The word I believe chose me is testimony. I know. . . kind of intense right?
Well here’s the thing, last year I noticed the word come up quite a bit and it made me take pause on several occasions. Then I started doing a brief study on the book of Revelation (I know, I know, it can be kind of intense but seriously people, read it sometime) and I spent some time sitting with this:
They triumphed over him by the blood of the Lamb and by the word of their testimony; they did not love their lives so much as to shrink from death. Revelation 12:11
Basically God wins! Yay! And we kick the enemy’s behind through 1) Jesus (the blood of the Lamb) and 2) the word of their/our testimony (through both The Word /God’s testimony and our own.)
There is so much there. I won’t get too deep right now (though expect that I will definitely revisit this) except to say that sitting with this verse hit me right in the gut. Our testimony, our story of God’s faithfulness, it has power.
And while I came reluctantly to blogging because I was hesitant to share my own testimony I feel called out now and am planning on sharing more of my whole story both in this space and offline in other areas of my life.
Another thing that really made this hit home is that someone very close to me was really hurt by the testimony of others. The words they uttered against my loved one had severe consequences. Words have power and can be used to speak truth, to encourage and give life or to deceive, manipulate, hurt & destroy when spoken against someone. What are we testifying to?
I want to bear witness to God’s goodness and love. His faithfulness and mercy. All of which are evident in my life, but I have not been intentional about sharing at a deeper level. I’ve played it safe in many ways. This year expect to hear more about my story.
Also, I have a theme this year. After the 31 Day Life Reset challenge last October I spent some time thinking about my desire to live with better alignment between my values & priorities and my actions. The missing link I realized is discipline. I think this a problem with our immediate gratification culture in general but definitely is in my life. I can be very much about what’s convenient for me.
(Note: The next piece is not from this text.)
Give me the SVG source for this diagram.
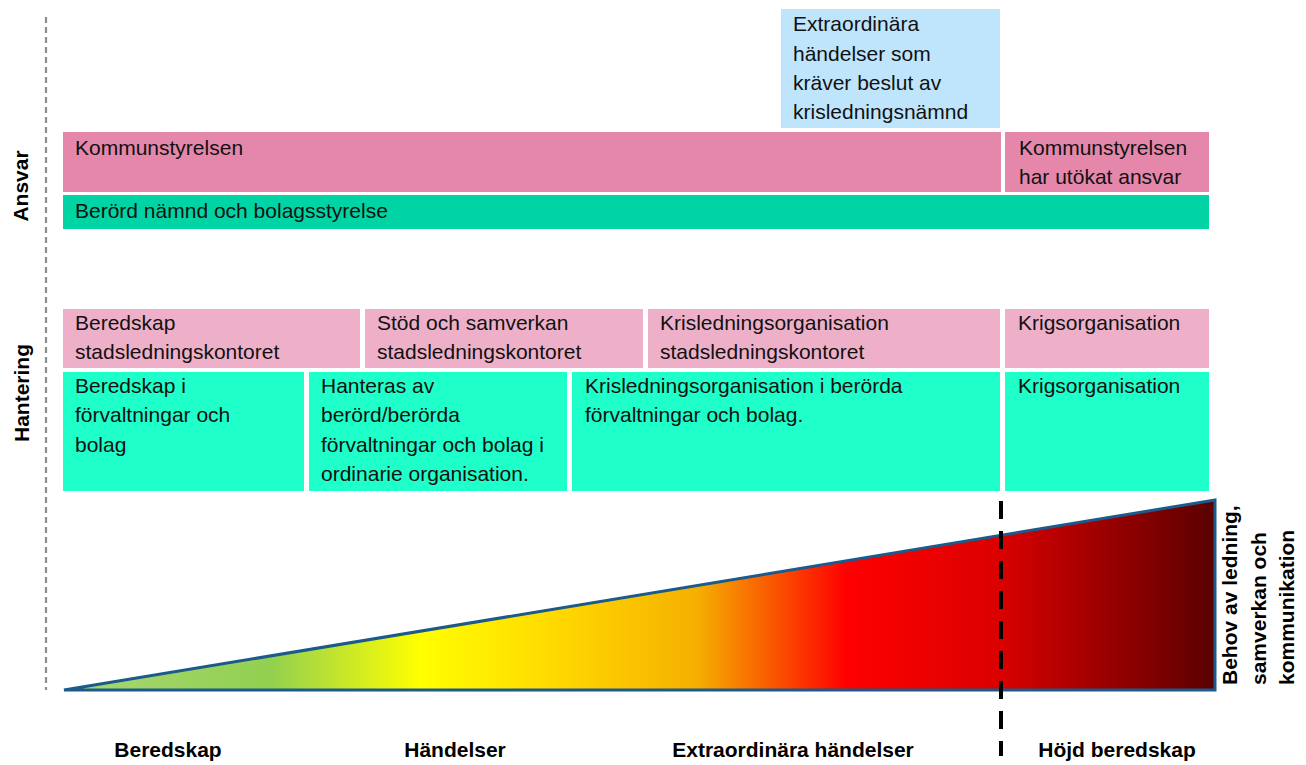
<svg xmlns="http://www.w3.org/2000/svg" width="1306" height="765" viewBox="0 0 1306 765">
<defs>
<linearGradient id="heat" gradientUnits="userSpaceOnUse" x1="63" y1="0" x2="1215" y2="0">
<stop offset="0" stop-color="#a9d676"/>
<stop offset="0.18" stop-color="#92d050"/>
<stop offset="0.31" stop-color="#ffff00"/>
<stop offset="0.43" stop-color="#ffd800"/>
<stop offset="0.55" stop-color="#f5b000"/>
<stop offset="0.68" stop-color="#ff0000"/>
<stop offset="0.81" stop-color="#dc0000"/>
<stop offset="1" stop-color="#5a0000"/>
</linearGradient>
<style>
.t{font-family:"Liberation Sans",Arial,sans-serif;font-size:21px;fill:#111}
.b{font-family:"Liberation Sans",Arial,sans-serif;font-size:21px;font-weight:bold;fill:#000}
.ks{fill:#e487ab}
.gr{fill:#00d4a4}
.bl{fill:#bfe5fd}
.lp{fill:#eeb0c8}
.cy{fill:#1effc9}
</style>
</defs>
<rect width="1306" height="765" fill="#fff"/>
<line x1="46" y1="17" x2="46" y2="690" stroke="#8c8c8c" stroke-width="2.2" stroke-dasharray="6 4"/>
<text class="b" transform="translate(28,186) rotate(-90)" text-anchor="middle">Ansvar</text>
<text class="b" transform="translate(29,393) rotate(-90)" text-anchor="middle">Hantering</text>

<g id="n-extra"><rect class="bl" x="781" y="9" width="219" height="119"/>
<text class="t" x="793" y="31">Extraordinära</text><text class="t" x="793" y="61">händelser som</text><text class="t" x="793" y="90">kräver beslut av</text><text class="t" x="793" y="119">krisledningsnämnd</text></g>

<g id="n-ks"><rect class="ks" x="63" y="132" width="938" height="60"/><text class="t" x="75" y="155">Kommunstyrelsen</text></g>
<g id="n-ks2"><rect class="ks" x="1005" y="132" width="204" height="60"/><text class="t" x="1019" y="155">Kommunstyrelsen</text><text class="t" x="1019" y="184">har utökat ansvar</text></g>
<g id="n-nb"><rect class="gr" x="63" y="195" width="1146" height="34"/><text class="t" x="75" y="218">Berörd nämnd och bolagsstyrelse</text></g>

<g id="n-h1"><rect class="lp" x="63" y="309" width="297" height="59"/><text class="t" x="75" y="330">Beredskap</text><text class="t" x="75" y="359">stadsledningskontoret</text></g>
<g id="n-h2"><rect class="lp" x="365" y="309" width="278" height="59"/><text class="t" x="377" y="330">Stöd och samverkan</text><text class="t" x="377" y="359">stadsledningskontoret</text></g>
<g id="n-h3"><rect class="lp" x="648" y="309" width="352" height="59"/><text class="t" x="660" y="330">Krisledningsorganisation</text><text class="t" x="660" y="359">stadsledningskontoret</text></g>
<g id="n-h4"><rect class="lp" x="1005" y="309" width="204" height="59"/><text class="t" x="1018" y="330">Krigsorganisation</text></g>

<g id="n-f1"><rect class="cy" x="63" y="372" width="241" height="119"/><text class="t" x="75" y="393">Beredskap i</text><text class="t" x="75" y="422">förvaltningar och</text><text class="t" x="75" y="452">bolag</text></g>
<g id="n-f2"><rect class="cy" x="309" y="372" width="258" height="119"/><text class="t" x="321" y="393">Hanteras av</text><text class="t" x="321" y="422">berörd/berörda</text><text class="t" x="321" y="452">förvaltningar och bolag i</text><text class="t" x="321" y="481">ordinarie organisation.</text></g>
<g id="n-f3"><rect class="cy" x="572" y="372" width="428" height="119"/><text class="t" x="585" y="393">Krisledningsorganisation i berörda</text><text class="t" x="585" y="422">förvaltningar och bolag.</text></g>
<g id="n-f4"><rect class="cy" x="1005" y="372" width="204" height="119"/><text class="t" x="1018" y="393">Krigsorganisation</text></g>

<g id="n-tri"><polygon points="64,690 1215,500 1215,690" fill="url(#heat)" stroke="#1b5a8a" stroke-width="3" stroke-linejoin="miter"/>
<text class="b" transform="translate(1237,685) rotate(-90)">Behov av ledning,</text>
<text class="b" transform="translate(1266,685) rotate(-90)">samverkan och</text>
<text class="b" transform="translate(1294,685) rotate(-90)">kommunikation</text></g>

<g id="connectors"><line x1="1001" y1="501" x2="1001" y2="756" stroke="#000" stroke-width="4" stroke-dasharray="18 12"/></g>

<g id="n-axis">
<text class="b" x="168" y="757" text-anchor="middle">Beredskap</text>
<text class="b" x="455" y="757" text-anchor="middle">Händelser</text>
<text class="b" x="793" y="757" text-anchor="middle">Extraordinära händelser</text>
<text class="b" x="1117" y="757" text-anchor="middle">Höjd beredskap</text>
</g>
</svg>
If I’m hungry, I eat something fast (usually not super healthy), if I’m bored I can go on the internet or watch movies, if I “need” something I order it on amazon (Prime), if I’m not careful I only have time for prayer and The Word “when I have time” because “I’m so busy”. . .
Not how I want to be living. So my theme this year is “discipline”.
Some of the areas I need to focus on being more disciplined in are: My time, food choices, exercise & health, homeschooling, work, writing & creativity, bible study & prayer. These are all areas of my life that are important to me so I want to put in the time and work needed to develop habits that will lead to more consistency on my part and ultimately benefit myself & my loved ones. I will be sharing about my journey towards a more disciplined life here in the hopes that you might find encouragement as well.
OK I’m a little nervous but mostly excited about this year! How about you friends? Are you picking a word, resolution, theme? Feeling excited about 2015? Would love to hear from you.